The Protector of Christmas

I suppose when you do anything 44 times, the magic starts to wear off.

When you’re a kid, everything about Christmas is exciting. The lights, the songs, the cookies and candy canes, the presents, the television specials, the rituals… everything is so new and exhilarating. I was the kid who laid in bed every year the night before Christmas with his stomach in knots, staring at the clock for hours at a time and watching the minutes tick by, one by one, until it was time to wake up and see what Santa had brought. Nothing was more exciting to me as a kid than Christmas.

Then I became a teen. Then I moved out. Then I got married. Then Susan and I began debating whether or not we should wrap our gifts for each other. Right around the time Christmas began to feel like we were just going through the motions Mason was born, and everything started all over again.

Mason, our oldest, turned sixteen this month. His visions of sugarplums have been replaced by teenage girls and fast cars. Susan has been maxed out on a work project for several weeks, and I’ve been busy myself between work and school and writing.

And then there’s Morgan.

Had she got her way this year, the Christmas tree would have gone up the day after Halloween. After multiple rounds of negotiations we agreed on the day after Thanksgiving, and before the turkey had even made it to the fridge, Morgan was already hanging tinsel on the tree in the corner.

On the last day of school before Christmas break, Morgan went to school wearing a holiday sweater, red and white striped tights, and jingle bells. Lots and lots of jingle bells. Oh, and reindeer antlers.

Every year we have a traditional cooking making party. This year nobody came, but that didn’t stop Morgan. Susan made sugar cookie dough and Morgan sat at the kitchen table, mostly by herself with occasional visits from me and Susan, making Christmas cookies.

And where she drew the line, I think, was when Susan tried to throw away our old animatronic Santa. Santa used to shake his booty and sang Jingle Bells, but over the years he fell apart and his head got separated from his body. This year when nobody could find his head, the body went into the trash.

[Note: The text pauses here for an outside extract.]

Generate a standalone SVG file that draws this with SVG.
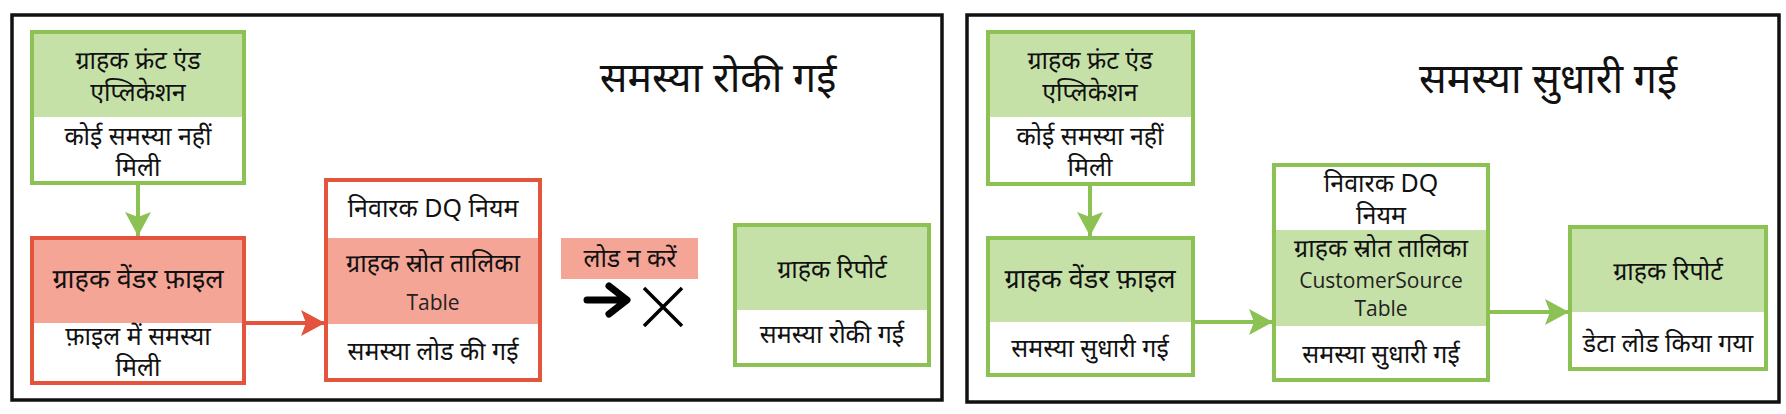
<svg xmlns="http://www.w3.org/2000/svg" width="1786" height="414" viewBox="0 0 1786 414">
<defs>
<style>
.frame{fill:#fff;stroke:#111;stroke-width:3.5}
.gbox{fill:#fff;stroke:#8cc153;stroke-width:4}
.rbox{fill:#fff;stroke:#e4533b;stroke-width:4}
.gfill{fill:#c6e1a8}
.rfill{fill:#f5a596}
.t{font-family:"Noto Sans Devanagari","Noto Sans",sans-serif;font-size:25px;fill:#111;text-anchor:middle}
.big{font-size:27px}
.lat{font-family:"Open Sans","Noto Sans",sans-serif;font-size:21px;fill:#222;text-anchor:middle}
.title{font-family:"Noto Sans Devanagari","Noto Sans",sans-serif;font-size:41px;fill:#111;text-anchor:middle}
.gline{stroke:#8cc153;stroke-width:4;fill:none}
.rline{stroke:#e4533b;stroke-width:4;fill:none}
</style>
<marker id="ga" markerUnits="userSpaceOnUse" markerWidth="26" markerHeight="28" refX="24" refY="14" orient="auto">
<path d="M0,1 L24,14 L0,27 L5,14 Z" fill="#8cc153"/>
</marker>
<marker id="ra" markerUnits="userSpaceOnUse" markerWidth="26" markerHeight="28" refX="24" refY="14" orient="auto">
<path d="M0,1 L24,14 L0,27 L5,14 Z" fill="#e4533b"/>
</marker>
</defs>

<g id="panel-left">
<rect class="frame" x="12" y="15" width="930" height="385"/>
<text class="title" x="718" y="92">समस्या रोकी गई</text>
</g>
<g id="panel-right">
<rect class="frame" x="967" y="15" width="812" height="387"/>
<text class="title" x="1548" y="93">समस्या सुधारी गई</text>
</g>

<g id="l-frontend">
<rect class="gbox" x="32" y="32" width="212" height="151"/>
<rect class="gfill" x="34" y="34" width="208" height="83"/>
<text class="t" x="138" y="69">ग्राहक फ्रंट एंड</text>
<text class="t" x="138" y="101">एप्लिकेशन</text>
<text class="t" x="138" y="145">कोई समस्या नहीं</text>
<text class="t" x="138" y="176">मिली</text>
</g>
<g id="l-vendor">
<rect class="rbox" x="32" y="238" width="212" height="145"/>
<rect class="rfill" x="34" y="240" width="208" height="83"/>
<text class="t big" x="138" y="288">ग्राहक वेंडर फ़ाइल</text>
<text class="t" x="138" y="345">फ़ाइल में समस्या</text>
<text class="t" x="138" y="376">मिली</text>
</g>
<g id="l-source">
<rect class="rbox" x="326" y="180" width="214" height="200"/>
<rect class="rfill" x="328" y="238" width="210" height="86"/>
<text class="t" x="433" y="217">निवारक DQ नियम</text>
<text class="t" x="433" y="272">ग्राहक स्रोत तालिका</text>
<text class="lat" x="433" y="310">Table</text>
<text class="t" x="433" y="360">समस्या लोड की गई</text>
</g>
<g id="l-noload">
<rect class="rfill" x="561" y="238" width="137" height="41"/>
<text class="t" x="630" y="267">लोड न करें</text>
<path d="M587,300 H626 M609,286 L627,300 L609,314" fill="none" stroke="#000" stroke-width="7" stroke-linecap="round" stroke-linejoin="round"/>
<path d="M644,288 L682,326 M682,288 L644,326" fill="none" stroke="#000" stroke-width="3.5"/>
</g>
<g id="l-report">
<rect class="gbox" x="735" y="225" width="194" height="140"/>
<rect class="gfill" x="737" y="227" width="190" height="83"/>
<text class="t" x="832" y="278">ग्राहक रिपोर्ट</text>
<text class="t" x="832" y="343">समस्या रोकी गई</text>
</g>

<g id="r-frontend">
<rect class="gbox" x="988" y="32" width="205" height="152"/>
<rect class="gfill" x="990" y="34" width="201" height="83"/>
<text class="t" x="1090" y="69">ग्राहक फ्रंट एंड</text>
<text class="t" x="1090" y="101">एप्लिकेशन</text>
<text class="t" x="1090" y="145">कोई समस्या नहीं</text>
<text class="t" x="1090" y="176">मिली</text>
</g>
<g id="r-vendor">
<rect class="gbox" x="988" y="238" width="205" height="137"/>
<rect class="gfill" x="990" y="240" width="201" height="82"/>
<text class="t big" x="1090" y="288">ग्राहक वेंडर फ़ाइल</text>
<text class="t" x="1090" y="357">समस्या सुधारी गई</text>
</g>
<g id="r-source">
<rect class="gbox" x="1274" y="165" width="214" height="215"/>
<rect class="gfill" x="1276" y="230" width="210" height="96"/>
<text class="t" x="1381" y="192">निवारक DQ</text>
<text class="t" x="1381" y="224">नियम</text>
<text class="t" x="1381" y="257">ग्राहक स्रोत तालिका</text>
<text class="lat" x="1381" y="288">CustomerSource</text>
<text class="lat" x="1381" y="316">Table</text>
<text class="t" x="1381" y="363">समस्या सुधारी गई</text>
</g>
<g id="r-report">
<rect class="gbox" x="1570" y="227" width="196" height="142"/>
<rect class="gfill" x="1572" y="229" width="192" height="83"/>
<text class="t" x="1668" y="280">ग्राहक रिपोर्ट</text>
<text class="t" x="1668" y="352">डेटा लोड किया गया</text>
</g>

<g id="connectors">
<line class="gline" x1="138" y1="185" x2="138" y2="236" marker-end="url(#ga)"/>
<line class="rline" x1="246" y1="323" x2="325" y2="323" marker-end="url(#ra)"/>
<line class="gline" x1="1090" y1="186" x2="1090" y2="236" marker-end="url(#ga)"/>
<line class="gline" x1="1195" y1="322" x2="1273" y2="322" marker-end="url(#ga)"/>
<line class="gline" x1="1490" y1="312" x2="1569" y2="312" marker-end="url(#ga)"/>
</g>
</svg>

The following week, someone found the head. Susan tried to throw it away too, but it’s tough to sneak things past Morgan. The next time we saw Santa’s head Morgan had mounted it on the end of a pole and announced to us all, “I am the Protector of Christmas.”

And so, last night, I, Susan, Mason, and the Protector of Christmas drove around Oklahoma City looking at Christmas lights. Susan drove, I took pictures, Mason played on his phone, and Morgan looked out the window with each Christmas decoration she saw sparkling in her eyes. We drove through three neighborhoods before she’d had her fill, and then it was back to the house where she could re-sort the packages under the tree, ask if anybody needed anything else wrapped, and try to hold it together for a couple more days.

One tradition we’ve continued from my childhood is that the kids can’t open their gifts until six a.m., Christmas morning. When I gently suggested to Morgan this year that everyone might want to sleep in a little bit, the Protector of Christmas was having none of that. With Santa’s head mounted to a pole, we were informed that Christmas would begin at six a.m., the same time it always begins, or else.

When a kid with Santa’s head mounted to a pole tells you to do something, you listen.

4 comments to The Protector of Christmas

  • Aaron

    Wow, Christmas at the O’Hara’s just went all Lord Of The Flies. ;) Merry Christmas guys!

  • Ken Autry

    we miss Mason being a Kid! thank Goodness we still have Morgan and the “Protector of Christmas” Uncle Kenny and Aunt Barbara we miss you all !!

  • AArdvark

    I love the part about Santa on a stick, it’s like Jesus only not as graphic.

    Seriously, I hope she keeps hearing the bell ring long after everyone else.

    THE
    DEAF
    AARDVAK

  • Paul in AZ

    This is a great piece. Like the season itself, enthusiasm for Christmas comes and goes. We all need a Morgan in our lives – a “Protector of Christmas.”